Rising copper prices hit commuters as thieves steal cables

LONDON commuters yesterday suffered severe delays on the train network following the theft of copper-based signal cables in Guildford, Surrey.

The incident, believed to have taken place on Sunday night, disrupted the journeys of hundreds of thousands of rail customers travelling on South West Trains between Hampshire and London Waterloo.

There have been three further incidents of signal cable theft in the south east of England in the last week alone, delaying trains at London Bridge and Paddington stations.

The British Transport Police has introduced a number of defensive measures to fend off this crime, but have been unable to prevent rising cable theft amid soaring demand for copper worldwide.

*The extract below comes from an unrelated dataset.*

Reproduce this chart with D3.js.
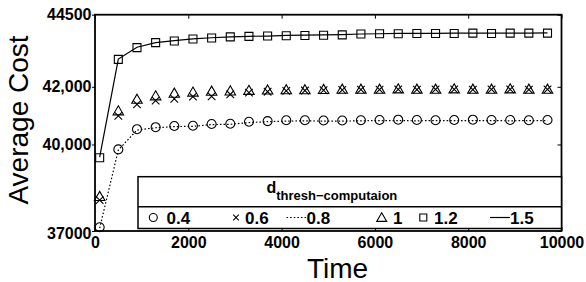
<!DOCTYPE html>
<html>
<head>
<meta charset="utf-8">
<script src="https://cdn.jsdelivr.net/npm/d3@7"></script>
<style>
  body { margin: 0; background: #fff; }
  text { font-family: "Liberation Sans", Arial, sans-serif; fill: #000; }
</style>
</head>
<body>
<svg id="chart" width="586" height="282"></svg>
<script>
var times = [100, 500, 900, 1300, 1700, 2100, 2500, 2900, 3300, 3700, 4100, 4500, 4900,
             5300, 5700, 6100, 6500, 6900, 7300, 7700, 8100, 8500, 8900, 9300, 9700];

var cost04 = [37130, 39830, 40530, 40600, 40640, 40650, 40710, 40720, 40790, 40810, 40840, 40840, 40830,
              40830, 40840, 40850, 40860, 40850, 40840, 40850, 40860, 40850, 40850, 40840, 40850];
var cost06 = [38070, 40990, 41390, 41520, 41580, 41660, 41670, 41740, 41800, 41830, 41860, 41870, 41880,
              41890, 41900, 41900, 41910, 41900, 41910, 41910, 41900, 41910, 41910, 41900, 41910];
var cost08 = [37100, 39810, 40500, 40580, 40620, 40630, 40690, 40700, 40760, 40790, 40810, 40820, 40810,
              40810, 40820, 40830, 40830, 40820, 40830, 40830, 40830, 40830, 40820, 40830, 40830];
var cost10 = [38200, 41170, 41570, 41690, 41780, 41820, 41850, 41860, 41880, 41890, 41900, 41900, 41910,
              41920, 41920, 41920, 41930, 41920, 41920, 41930, 41920, 41920, 41930, 41920, 41920];
var cost12 = [39540, 42950, 43360, 43530, 43590, 43660, 43690, 43730, 43750, 43760, 43770, 43780, 43790,
              43800, 43830, 43840, 43840, 43850, 43850, 43850, 43860, 43850, 43860, 43860, 43860];
var cost15 = [39560, 42960, 43370, 43530, 43600, 43660, 43700, 43730, 43750, 43760, 43780, 43790, 43800,
              43810, 43830, 43840, 43850, 43850, 43850, 43860, 43860, 43860, 43860, 43860, 43870];

var xTicks = [0, 2000, 4000, 6000, 8000, 10000];
var yTicks = [37000, 40000, 42000, 44500];
var yTickLabels = ["37000", "40,000", "42,000", "44500"];
var legendLabels = ["0.4", "0.6", "0.8", "1", "1.2", "1.5"];

(function() {
  var plotLeft = 95, plotRight = 561.5, plotTop = 14.7, plotBottom = 231;

  var x = d3.scaleLinear().domain([0, 10000]).range([plotLeft, plotRight]);
  var y = d3.scaleLinear().domain([37000, 44500]).range([plotBottom, plotTop]);

  var svg = d3.select("#chart");

  // marker shapes
  function circlePath(r) { return d3.symbol().type(d3.symbolCircle).size(Math.PI * r * r)(); }
  function squarePath(s) { return "M" + (-s / 2) + "," + (-s / 2) + "h" + s + "v" + s + "h" + (-s) + "Z"; }
  function trianglePath(s) {
    var h = s * Math.sqrt(3) / 2;
    return "M0," + (-h * 0.55) + "L" + (s / 2) + "," + (h * 0.45) + "L" + (-s / 2) + "," + (h * 0.45) + "Z";
  }
  function timesPath(a) { return "M" + (-a) + "," + (-a) + "L" + a + "," + a + "M" + (-a) + "," + a + "L" + a + "," + (-a); }

  // lines
  var line = d3.line()
      .x(function(d, i) { return x(times[i]); })
      .y(function(d) { return y(d); });

  svg.append("path")
      .attr("d", line(cost08))
      .attr("fill", "none")
      .attr("stroke", "#000")
      .attr("stroke-width", 1.2)
      .attr("stroke-dasharray", "1.6,2");

  svg.append("path")
      .attr("d", line(cost15))
      .attr("fill", "none")
      .attr("stroke", "#000")
      .attr("stroke-width", 1.2);

  function markers(values, path) {
    svg.append("g").selectAll("path")
        .data(values)
      .enter().append("path")
        .attr("transform", function(d, i) { return "translate(" + x(times[i]) + "," + y(d) + ")"; })
        .attr("d", path)
        .attr("fill", "none")
        .attr("stroke", "#000")
        .attr("stroke-width", 1.1);
  }

  markers(cost04, circlePath(4.5));
  markers(cost06, timesPath(3.8));
  markers(cost10, trianglePath(10.5));
  markers(cost12, squarePath(8));

  // axes
  var fmt = d3.format("d");

  svg.append("g")
      .attr("transform", "translate(0," + plotBottom + ")")
      .call(d3.axisBottom(x).tickValues(xTicks).tickFormat(fmt).tickSize(-4).tickPadding(6));

  svg.append("g")
      .attr("transform", "translate(0," + plotTop + ")")
      .call(d3.axisTop(x).tickValues(xTicks).tickFormat("").tickSize(-4));

  var yAxis = svg.append("g")
      .attr("transform", "translate(" + plotLeft + ",0)")
      .call(d3.axisLeft(y).tickValues(yTicks)
        .tickFormat(function(d, i) { return yTickLabels[i]; })
        .tickSize(3).tickPadding(0.5));

  svg.append("g")
      .attr("transform", "translate(" + plotRight + ",0)")
      .call(d3.axisRight(y).tickValues(yTicks).tickFormat("").tickSize(-4));

  svg.selectAll(".domain").remove();
  svg.selectAll(".tick line").attr("stroke", "#000").attr("stroke-width", 1);
  svg.selectAll(".tick text")
      .attr("fill", "#000")
      .style("font-family", "'Liberation Sans', Arial, sans-serif")
      .style("font-size", "16px")
      .style("font-weight", "bold");

  // bottom label sits a little low, as in the original
  yAxis.selectAll(".tick text").filter(function(d) { return d == 37000; }).attr("y", 2);

  svg.append("rect")
      .attr("x", plotLeft)
      .attr("y", plotTop)
      .attr("width", plotRight - plotLeft)
      .attr("height", plotBottom - plotTop)
      .attr("fill", "none")
      .attr("stroke", "#000")
      .attr("stroke-width", 1.8);

  // axis titles
  svg.append("text")
      .attr("x", 337.5)
      .attr("y", 277.5)
      .attr("text-anchor", "middle")
      .style("font-size", "28px")
      .text("Time");

  svg.append("text")
      .attr("transform", "translate(28,120) rotate(-90)")
      .attr("text-anchor", "middle")
      .style("font-size", "28px")
      .text("Average Cost");

  // legend
  var lg = svg.append("g");
  lg.append("rect")
      .attr("x", 138).attr("y", 176.7)
      .attr("width", plotRight - 138).attr("height", 51.8)
      .attr("fill", "#fff").attr("stroke", "#000").attr("stroke-width", 1.5);
  lg.append("line")
      .attr("x1", 138).attr("x2", plotRight)
      .attr("y1", 206.8).attr("y2", 206.8)
      .attr("stroke", "#000").attr("stroke-width", 1.5);

  var title = lg.append("text")
      .attr("x", 266.5).attr("y", 193)
      .style("font-weight", "bold");
  title.append("tspan").style("font-size", "16px").text("d");
  title.append("tspan").attr("dy", 7).style("font-size", "13px").text("thresh\u2212computaion");

  var rowY = 217.5;
  var legendItems = [
    { kind: "circle", mx: 153.3, tx: 166.5 },
    { kind: "times", mx: 236, tx: 245 },
    { kind: "dotted", mx: 286.5, tx: 306.5 },
    { kind: "triangle", mx: 381.7, tx: 393 },
    { kind: "square", mx: 423.3, tx: 434 },
    { kind: "solid", mx: 490, tx: 510 }
  ];

  legendItems.forEach(function(item, i) {
    if (item.kind == "dotted" || item.kind == "solid") {
      lg.append("line")
          .attr("x1", item.mx).attr("x2", item.mx + 20)
          .attr("y1", rowY).attr("y2", rowY)
          .attr("stroke", "#000").attr("stroke-width", 1.2)
          .attr("stroke-dasharray", item.kind == "dotted" ? "1.6,2" : null);
    } else {
      var p = item.kind == "circle" ? circlePath(4)
            : item.kind == "times" ? timesPath(2.8)
            : item.kind == "triangle" ? trianglePath(10)
            : squarePath(7);
      lg.append("path")
          .attr("transform", "translate(" + item.mx + "," + rowY + ")")
          .attr("d", p)
          .attr("fill", "none").attr("stroke", "#000").attr("stroke-width", 1.1);
    }
    lg.append("text")
        .attr("x", item.tx).attr("y", rowY + 6)
        .style("font-size", "17px").style("font-weight", "bold")
        .text(legendLabels[i]);
  });
})();
</script>
</body>
</html>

hugely inflated copper prices have led to UK cable thefts increasing by a third since 2008. The surge has been fuelled by the economic boom in China, where the need for copper increased by 38 per cent in 2010.

UK transport minister Norman Baker has estimated that cable thefts, as well as the frustration and inconvenience they cause to staff and customers, have cost the UK a total of £1bn.

He said: “Thefts like this cause misery for thousands of commuters and cause damage to the economy out of all proportion to the value of the cable itself.”

RMT general secretary Bob Crow said that cuts to security staffing have “turn[ed] the rail network into a criminal’s paradise”.